Acusados de crimes como corrupção ativa e passiva, lavagem de dinheiro, peculato (desvio de bens por funcionário público), formação de quadrilha ou gestão fraudulenta de instituição bancária, restam nomes célebres, e outros nem tanto, dentro e fora da hierarquia petista.
Passados sete anos, muitos detalhes do escândalo se esvaem da memória geral. O relatório do ministro Barbosa, sumarizando os argumentos da acusação e da defesa, repõe o caso nos seus devidos -e espantosos- termos.
Não se tratou, em absoluto, de um simples episódio de "recursos não contabilizados", ou caixa dois, com sobras de uma campanha política sendo distribuídas informalmente a membros de uma coalizão política.
Tal versão, veiculada insistentemente pelas áreas do PT mais implicadas no escândalo, já seria por si só desmoralizante, em se tratando de um partido que por tanto tempo prometera introduzir novos padrões éticos na política brasileira.
Bem mais do que isso, entretanto, veio à luz com o mensalão -e será relembrado durante o julgamento do caso pelo STF.
Um partido, o PT, recebe empréstimos bancários sem apresentar em troca as necessárias garantias legais. Os empréstimos, segundo a denúncia da Procuradoria-Geral da República, eram a fachada para um esquema mais complexo.
Resultavam das operações comandadas pelo publicitário Marcos Valério, em troca de vantagens obtidas de setores do poder petista. A saber, o favorecimento de suas agências publicitárias em contratos com o Banco do Brasil e a Câmara dos Deputados, cujo presidente na época, o petista João Paulo Cunha, de acordo com a peça de acusação, se beneficiou de R$ 50 mil sacados em espécie.
Ainda segundo a denúncia, os favores oferecidos por Marcos Valério não serviram apenas para o caixa petista ou para interesses pessoais de membros do partido (por exemplo, a concessão de um empréstimo à ex-mulher do então ministro José Dirceu).
Deputados de outros partidos da base aliada beneficiaram-se de ajuda financeira para, em tese, votar favoravelmente ao governo.

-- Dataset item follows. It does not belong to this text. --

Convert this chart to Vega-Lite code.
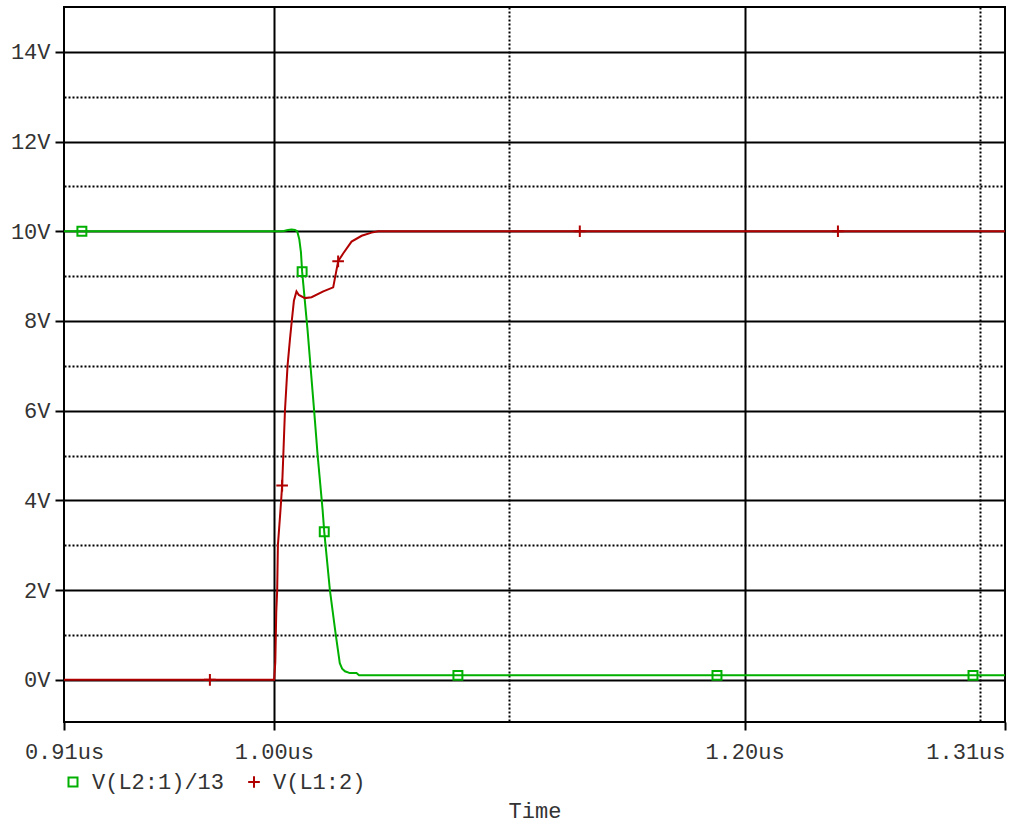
{
  "$schema": "https://vega.github.io/schema/vega-lite/v6.json",
  "width": 941,
  "height": 715,
  "autosize": {"type": "none"},
  "padding": {"left": 64, "top": 7, "right": 5, "bottom": 101},
  "background": "white",
  "config": {
    "font": "Liberation Mono",
    "view": {"stroke": "black", "strokeWidth": 2}
  },
  "datasets": {
    "curves": [
      {"series": "V(L2:1)/13", "t": 0.9108, "v": 10},
      {"series": "V(L2:1)/13", "t": 1.0038, "v": 10},
      {"series": "V(L2:1)/13", "t": 1.006, "v": 10.03},
      {"series": "V(L2:1)/13", "t": 1.0075, "v": 10.04},
      {"series": "V(L2:1)/13", "t": 1.0089, "v": 10.03},
      {"series": "V(L2:1)/13", "t": 1.0099, "v": 10.0},
      {"series": "V(L2:1)/13", "t": 1.0108, "v": 9.82},
      {"series": "V(L2:1)/13", "t": 1.0115, "v": 9.53},
      {"series": "V(L2:1)/13", "t": 1.012, "v": 9.1},
      {"series": "V(L2:1)/13", "t": 1.0143, "v": 7.8},
      {"series": "V(L2:1)/13", "t": 1.0171, "v": 6.0},
      {"series": "V(L2:1)/13", "t": 1.0186, "v": 5.0},
      {"series": "V(L2:1)/13", "t": 1.0207, "v": 3.79},
      {"series": "V(L2:1)/13", "t": 1.0214, "v": 3.3},
      {"series": "V(L2:1)/13", "t": 1.0238, "v": 2.0},
      {"series": "V(L2:1)/13", "t": 1.0262, "v": 1.04},
      {"series": "V(L2:1)/13", "t": 1.028, "v": 0.37},
      {"series": "V(L2:1)/13", "t": 1.029, "v": 0.25},
      {"series": "V(L2:1)/13", "t": 1.0302, "v": 0.19},
      {"series": "V(L2:1)/13", "t": 1.0323, "v": 0.15},
      {"series": "V(L2:1)/13", "t": 1.0351, "v": 0.15},
      {"series": "V(L2:1)/13", "t": 1.0362, "v": 0.1},
      {"series": "V(L2:1)/13", "t": 1.3107, "v": 0.1},
      {"series": "V(L1:2)", "t": 0.9108, "v": 0},
      {"series": "V(L1:2)", "t": 1.0001, "v": 0},
      {"series": "V(L1:2)", "t": 1.0006, "v": 0.4},
      {"series": "V(L1:2)", "t": 1.001, "v": 1.5},
      {"series": "V(L1:2)", "t": 1.0014, "v": 2.0},
      {"series": "V(L1:2)", "t": 1.0017, "v": 3.0},
      {"series": "V(L1:2)", "t": 1.0028, "v": 3.79},
      {"series": "V(L1:2)", "t": 1.0035, "v": 4.33},
      {"series": "V(L1:2)", "t": 1.004, "v": 5.0},
      {"series": "V(L1:2)", "t": 1.0047, "v": 6.0},
      {"series": "V(L1:2)", "t": 1.0058, "v": 7.0},
      {"series": "V(L1:2)", "t": 1.0068, "v": 7.58},
      {"series": "V(L1:2)", "t": 1.0076, "v": 8.0},
      {"series": "V(L1:2)", "t": 1.0085, "v": 8.45},
      {"series": "V(L1:2)", "t": 1.0096, "v": 8.66},
      {"series": "V(L1:2)", "t": 1.0106, "v": 8.58},
      {"series": "V(L1:2)", "t": 1.0132, "v": 8.51},
      {"series": "V(L1:2)", "t": 1.016, "v": 8.53},
      {"series": "V(L1:2)", "t": 1.021, "v": 8.66},
      {"series": "V(L1:2)", "t": 1.0252, "v": 8.75},
      {"series": "V(L1:2)", "t": 1.0273, "v": 9.33},
      {"series": "V(L1:2)", "t": 1.0295, "v": 9.51},
      {"series": "V(L1:2)", "t": 1.033, "v": 9.77},
      {"series": "V(L1:2)", "t": 1.0373, "v": 9.9},
      {"series": "V(L1:2)", "t": 1.0415, "v": 9.97},
      {"series": "V(L1:2)", "t": 1.0443, "v": 10.0},
      {"series": "V(L1:2)", "t": 1.3107, "v": 10.0}
    ],
    "markers": [
      {"series": "V(L2:1)/13", "t": 0.9184, "v": 10},
      {"series": "V(L2:1)/13", "t": 1.012, "v": 9.1},
      {"series": "V(L2:1)/13", "t": 1.0214, "v": 3.3},
      {"series": "V(L2:1)/13", "t": 1.0782, "v": 0.1},
      {"series": "V(L2:1)/13", "t": 1.1883, "v": 0.1},
      {"series": "V(L2:1)/13", "t": 1.2971, "v": 0.1},
      {"series": "V(L1:2)", "t": 0.9728, "v": 0},
      {"series": "V(L1:2)", "t": 1.0035, "v": 4.33},
      {"series": "V(L1:2)", "t": 1.0273, "v": 9.33},
      {"series": "V(L1:2)", "t": 1.13, "v": 10},
      {"series": "V(L1:2)", "t": 1.2397, "v": 10}
    ]
  },
  "layer": [
    {
      "data": {"name": "curves"},
      "mark": {"type": "line", "strokeWidth": 2},
      "encoding": {
        "x": {
          "field": "t",
          "type": "quantitative",
          "scale": {"domain": [0.9108, 1.3107], "nice": false, "zero": false},
          "axis": {
            "values": [0.9108, 1.0, 1.1, 1.2, 1.3, 1.3107],
            "labelExpr": "abs(datum.value-1.1)<0.001 || abs(datum.value-1.3)<0.001 ? '' : format(datum.value, '.2f') + 'us'",
            "labelAlign": {"condition": {"test": "datum.value > 1.305", "value": "right"}, "value": "center"},
            "labelOverlap": false,
            "labelFontSize": 22,
            "labelColor": "#333",
            "labelPadding": 11,
            "domain": false,
            "tickColor": "black",
            "tickWidth": 2,
            "tickSize": 8,
            "tickOpacity": {"condition": {"test": "abs(datum.value-1.1)<0.001 || abs(datum.value-1.3)<0.001", "value": 0}, "value": 1},
            "gridColor": "black",
            "gridWidth": 2,
            "gridDash": {"condition": {"test": "abs(datum.value-1.1)<0.001 || abs(datum.value-1.3)<0.001", "value": [2, 2]}, "value": []},
            "gridOpacity": {"condition": {"test": "datum.value < 0.95 || datum.value > 1.305", "value": 0}, "value": 1},
            "title": "Time",
            "titleFontSize": 22,
            "titleFontWeight": "normal",
            "titleColor": "#333",
            "titlePadding": 38
          }
        },
        "y": {
          "field": "v",
          "type": "quantitative",
          "scale": {"domain": [-0.94, 15], "nice": false, "zero": false},
          "axis": {
            "values": [0, 1, 2, 3, 4, 5, 6, 7, 8, 9, 10, 11, 12, 13, 14],
            "labelExpr": "datum.value % 2 == 0 ? datum.value + 'V' : ''",
            "labelFontSize": 22,
            "labelColor": "#333",
            "labelPadding": 5,
            "domain": false,
            "tickColor": "black",
            "tickWidth": 2,
            "tickSize": 9,
            "tickOpacity": {"condition": {"test": "datum.value % 2 == 1", "value": 0}, "value": 1},
            "gridColor": "black",
            "gridWidth": 2,
            "gridDash": {"condition": {"test": "datum.value % 2 == 1", "value": [2, 2]}, "value": []},
            "title": null
          }
        },
        "color": {
          "field": "series",
          "type": "nominal",
          "scale": {"domain": ["V(L2:1)/13", "V(L1:2)"], "range": ["#00b000", "#b00000"]}
        }
      }
    },
    {
      "data": {"name": "markers"},
      "mark": {"type": "point", "filled": false, "strokeWidth": 2, "size": 80, "opacity": 1},
      "encoding": {
        "x": {"field": "t", "type": "quantitative"},
        "y": {"field": "v", "type": "quantitative"},
        "color": {
          "field": "series",
          "type": "nominal",
          "legend": {
            "orient": "none",
            "legendX": -2,
            "legendY": 764,
            "direction": "horizontal",
            "title": null,
            "labelFont": "Liberation Mono",
            "labelFontSize": 22,
            "labelColor": "#333",
            "labelOffset": 8,
            "columnPadding": 18,
            "padding": 0,
            "symbolSize": 81,
            "symbolStrokeWidth": 2
          }
        },
        "shape": {
          "field": "series",
          "type": "nominal",
          "scale": {"domain": ["V(L2:1)/13", "V(L1:2)"], "range": ["square", "M-1.3,0H1.3M0,-1.3V1.3"]},
          "legend": {
            "orient": "none",
            "legendX": -2,
            "legendY": 764,
            "direction": "horizontal",
            "title": null,
            "labelFont": "Liberation Mono",
            "labelFontSize": 22,
            "labelColor": "#333",
            "labelOffset": 8,
            "columnPadding": 18,
            "padding": 0,
            "symbolSize": 81,
            "symbolStrokeWidth": 2
          }
        }
      }
    }
  ]
}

Dois argumentos em defesa dos envolvidos não cessam de ser postos em circulação -e se notabilizam pela fragilidade.
Sustenta-se, por exemplo, que "não existiu o mensalão", porque não tinham regularidade mensal as doações aos deputados. Uma vez que estes já pertenciam à base aliada, acrescenta-se, não era necessário corrompê-los com doações diretas em dinheiro.
Esses e outros argumentos, relativos por exemplo à ausência de irregularidade na prática dos contratos publicitários, serão examinados pelos ministros do STF por ocasião do julgamento.
Com o relatório de Joaquim Barbosa, cabe agora ao ministro Ricardo Lewandowski, no papel de revisor, dar andamento ao processo.
Como se sabe, o STF corre contra o tempo. Alguns dos crimes, como peculato e evasão de divisas, poderão prescrever (coisa que depende da pena que será efetivamente aplicada pelo STF).
No cenário mais favorável aos réus, mesmo a acusação de corrupção ativa, uma das que pesam contra José Dirceu e outros dirigentes petistas, como Delúbio Soares e José Genoino, já estaria em risco. O mesmo raciocínio se aplicaria ao crime de corrupção passiva, de que são acusadas figuras como João Paulo Cunha, Roberto Jefferson e Valdemar da Costa Neto.
Não se leva em conta, num processo jurídico, mais do que a letra dos autos. Está no âmbito da subjetividade de cada ministro, todavia, avaliar o quanto são suficientes os indícios de envolvimento de cada acusado.
Pesam nisso, sem dúvida, inclinações políticas individuais e as pressões contraditórias do mundo político e da opinião pública.
Tratando-se de julgamento em corte colegiada, com ampla oportunidade de defesa, é de esperar que haja equilíbrio na decisão final.
O que mais importa, num caso que se arrasta há tanto tempo, é que possa ser julgado o mais breve possível -a menos que se queira, pelo mecanismo da prescrição, dar a muitos dos envolvidos a vantagem da impunidade, ao mesmo tempo em que persiste o descrédito que, com tantas evidências acumuladas, fizeram por merecer na opinião pública.